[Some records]
* Start *

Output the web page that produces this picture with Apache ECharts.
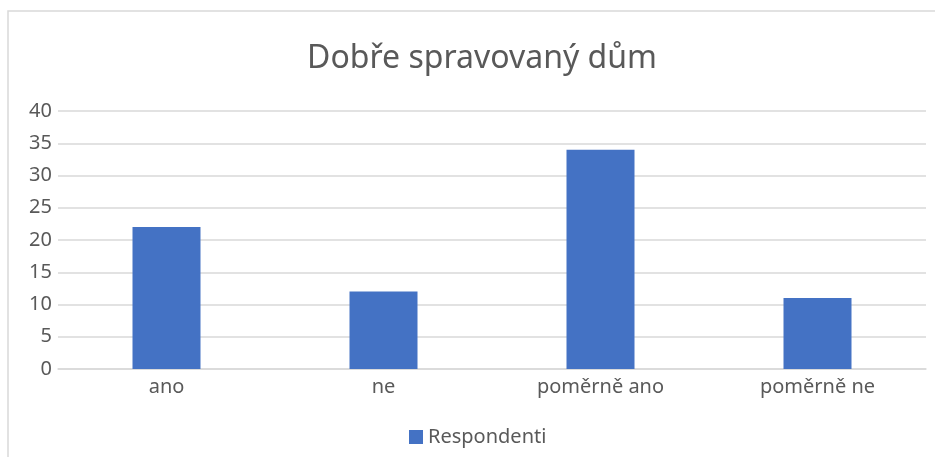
<!DOCTYPE html>
<html>
<head>
<meta charset="utf-8">
<script src="https://cdn.jsdelivr.net/npm/echarts@6/dist/echarts.min.js"></script>
<style>
html, body { margin: 0; padding: 0; background: #fff; }
#main { width: 935px; height: 457px; }
</style>
</head>
<body>
<div id="main"></div>
<script>
// data
var categories = ['ano', 'ne', 'poměrně ano', 'poměrně ne'];
var respondenti = [22, 12, 34, 11];
var yTicks = { min: 0, max: 40, interval: 5 };

var font = 'Noto Sans';
var myChart = echarts.init(document.getElementById('main'));

var option = {
    animation: false,
    graphic: [{
        type: 'rect',
        shape: { x: 8, y: 11, width: 960, height: 480 },
        style: { fill: 'none', stroke: '#d9d9d9', lineWidth: 1.5 },
        silent: true
    }],
    title: {
        text: 'Dobře spravovaný dům',
        left: 477,
        top: 38,
        textAlign: 'center',
        textStyle: {
            color: '#595959',
            fontFamily: font,
            fontWeight: 'normal',
            fontSize: 32
        }
    },
    legend: {
        data: ['Respondenti'],
        left: 404,
        bottom: 5,
        itemWidth: 14,
        itemHeight: 14,
        icon: 'rect',
        itemGap: 10,
        textStyle: { color: '#595959', fontFamily: font, fontSize: 20 }
    },
    grid: {
        left: 58,
        right: 9,
        top: 111,
        bottom: 88
    },
    xAxis: {
        type: 'category',
        data: categories,
        axisTick: { show: false },
        axisLine: { lineStyle: { color: '#d9d9d9', width: 1.5 } },
        axisLabel: { color: '#595959', fontFamily: font, fontSize: 20, margin: 8 }
    },
    yAxis: {
        type: 'value',
        min: yTicks.min,
        max: yTicks.max,
        interval: yTicks.interval,
        axisLine: { show: false },
        axisTick: { show: false },
        axisLabel: { color: '#595959', fontFamily: font, fontSize: 20, margin: 6 },
        splitLine: { lineStyle: { color: '#d9d9d9', width: 1.5 } }
    },
    series: [{
        name: 'Respondenti',
        type: 'bar',
        data: respondenti,
        barWidth: 68,
        itemStyle: { color: '#4472c4' }
    }]
};
myChart.setOption(option);
</script>
</body>
</html>
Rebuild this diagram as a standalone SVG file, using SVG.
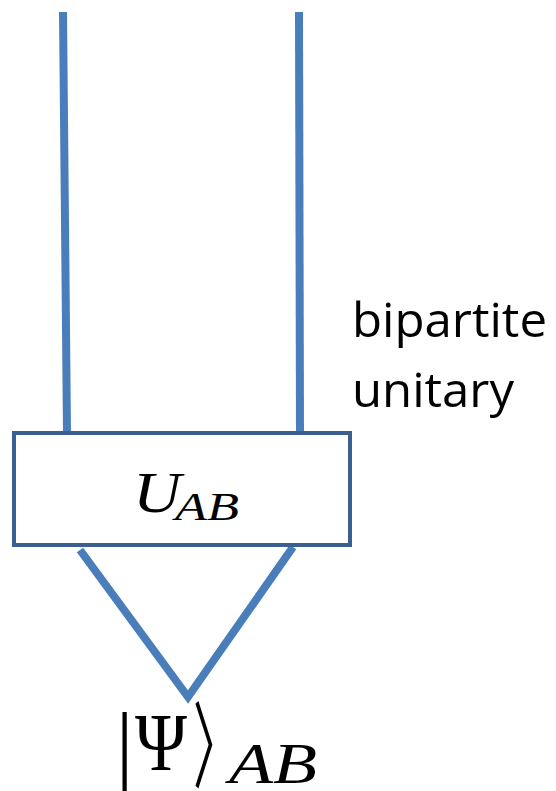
<svg xmlns="http://www.w3.org/2000/svg" width="556" height="791" viewBox="0 0 556 791">
  <style>
    .wire { stroke: #4a7ebb; stroke-width: 8; fill: none; }
    .box { stroke: #3b5f91; stroke-width: 4; fill: #ffffff; }
    .math { font-family: "Liberation Serif", "DejaVu Serif", serif; font-style: italic; fill: #000; }
    .upright { font-family: "Liberation Serif", "DejaVu Serif", serif; fill: #000; }
    .label { font-family: "Open Sans", "Noto Sans", sans-serif; font-size: 48px; fill: #000; }
  </style>
  <g id="connectors">
    <line class="wire" x1="63" y1="12" x2="67" y2="434"/>
    <line class="wire" x1="299" y1="12" x2="300" y2="434"/>
    <polyline class="wire" points="80,550 188,697 293,547"/>
  </g>
  <g id="unitary">
    <rect class="box" x="14" y="433" width="336" height="112"/>
    <text class="math" x="133" y="512" font-size="58" textLength="48" lengthAdjust="spacingAndGlyphs">U</text>
    <text class="math" x="175" y="520" font-size="40" textLength="64" lengthAdjust="spacingAndGlyphs">AB</text>
  </g>
  <g id="state">
    <text class="upright" x="116" y="772" font-size="86" font-weight="300">|</text>
    <text class="upright" x="135" y="770" font-size="82" textLength="52" lengthAdjust="spacingAndGlyphs">Ψ</text>
    <text x="190" y="781" font-family="'Noto Sans CJK SC', sans-serif" font-size="94" font-weight="400" transform="translate(196 0) scale(0.5 1) translate(-196 0)" fill="#000">〉</text>
    <text class="math" x="229" y="783" font-size="56" textLength="88" lengthAdjust="spacingAndGlyphs">AB</text>
  </g>
  <g id="caption">
    <text class="label" x="352" y="337" textLength="195" lengthAdjust="spacingAndGlyphs">bipartite</text>
    <text class="label" x="352" y="407" textLength="162" lengthAdjust="spacingAndGlyphs">unitary</text>
  </g>
</svg>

* End *

**Your task**
Print the records above exactly as they stand, but leave out the pictures.

**Answer below**
Output the web page that produces this picture with Apache ECharts.
<!DOCTYPE html>
<html>
<head>
<meta charset="utf-8">
<script src="https://cdn.jsdelivr.net/npm/echarts@6/dist/echarts.min.js"></script>
<style>
html, body { margin: 0; padding: 0; background: #fff; }
#main { width: 935px; height: 457px; }
</style>
</head>
<body>
<div id="main"></div>
<script>
// data
var categories = ['ano', 'ne', 'poměrně ano', 'poměrně ne'];
var respondenti = [22, 12, 34, 11];
var yTicks = { min: 0, max: 40, interval: 5 };

var font = 'Noto Sans';
var myChart = echarts.init(document.getElementById('main'));

var option = {
    animation: false,
    graphic: [{
        type: 'rect',
        shape: { x: 8, y: 11, width: 960, height: 480 },
        style: { fill: 'none', stroke: '#d9d9d9', lineWidth: 1.5 },
        silent: true
    }],
    title: {
        text: 'Dobře spravovaný dům',
        left: 477,
        top: 38,
        textAlign: 'center',
        textStyle: {
            color: '#595959',
            fontFamily: font,
            fontWeight: 'normal',
            fontSize: 32
        }
    },
    legend: {
        data: ['Respondenti'],
        left: 404,
        bottom: 5,
        itemWidth: 14,
        itemHeight: 14,
        icon: 'rect',
        itemGap: 10,
        textStyle: { color: '#595959', fontFamily: font, fontSize: 20 }
    },
    grid: {
        left: 58,
        right: 9,
        top: 111,
        bottom: 88
    },
    xAxis: {
        type: 'category',
        data: categories,
        axisTick: { show: false },
        axisLine: { lineStyle: { color: '#d9d9d9', width: 1.5 } },
        axisLabel: { color: '#595959', fontFamily: font, fontSize: 20, margin: 8 }
    },
    yAxis: {
        type: 'value',
        min: yTicks.min,
        max: yTicks.max,
        interval: yTicks.interval,
        axisLine: { show: false },
        axisTick: { show: false },
        axisLabel: { color: '#595959', fontFamily: font, fontSize: 20, margin: 6 },
        splitLine: { lineStyle: { color: '#d9d9d9', width: 1.5 } }
    },
    series: [{
        name: 'Respondenti',
        type: 'bar',
        data: respondenti,
        barWidth: 68,
        itemStyle: { color: '#4472c4' }
    }]
};
myChart.setOption(option);
</script>
</body>
</html>
Rebuild this diagram as a standalone SVG file, using SVG.
<svg xmlns="http://www.w3.org/2000/svg" width="556" height="791" viewBox="0 0 556 791">
  <style>
    .wire { stroke: #4a7ebb; stroke-width: 8; fill: none; }
    .box { stroke: #3b5f91; stroke-width: 4; fill: #ffffff; }
    .math { font-family: "Liberation Serif", "DejaVu Serif", serif; font-style: italic; fill: #000; }
    .upright { font-family: "Liberation Serif", "DejaVu Serif", serif; fill: #000; }
    .label { font-family: "Open Sans", "Noto Sans", sans-serif; font-size: 48px; fill: #000; }
  </style>
  <g id="connectors">
    <line class="wire" x1="63" y1="12" x2="67" y2="434"/>
    <line class="wire" x1="299" y1="12" x2="300" y2="434"/>
    <polyline class="wire" points="80,550 188,697 293,547"/>
  </g>
  <g id="unitary">
    <rect class="box" x="14" y="433" width="336" height="112"/>
    <text class="math" x="133" y="512" font-size="58" textLength="48" lengthAdjust="spacingAndGlyphs">U</text>
    <text class="math" x="175" y="520" font-size="40" textLength="64" lengthAdjust="spacingAndGlyphs">AB</text>
  </g>
  <g id="state">
    <text class="upright" x="116" y="772" font-size="86" font-weight="300">|</text>
    <text class="upright" x="135" y="770" font-size="82" textLength="52" lengthAdjust="spacingAndGlyphs">Ψ</text>
    <text x="190" y="781" font-family="'Noto Sans CJK SC', sans-serif" font-size="94" font-weight="400" transform="translate(196 0) scale(0.5 1) translate(-196 0)" fill="#000">〉</text>
    <text class="math" x="229" y="783" font-size="56" textLength="88" lengthAdjust="spacingAndGlyphs">AB</text>
  </g>
  <g id="caption">
    <text class="label" x="352" y="337" textLength="195" lengthAdjust="spacingAndGlyphs">bipartite</text>
    <text class="label" x="352" y="407" textLength="162" lengthAdjust="spacingAndGlyphs">unitary</text>
  </g>
</svg>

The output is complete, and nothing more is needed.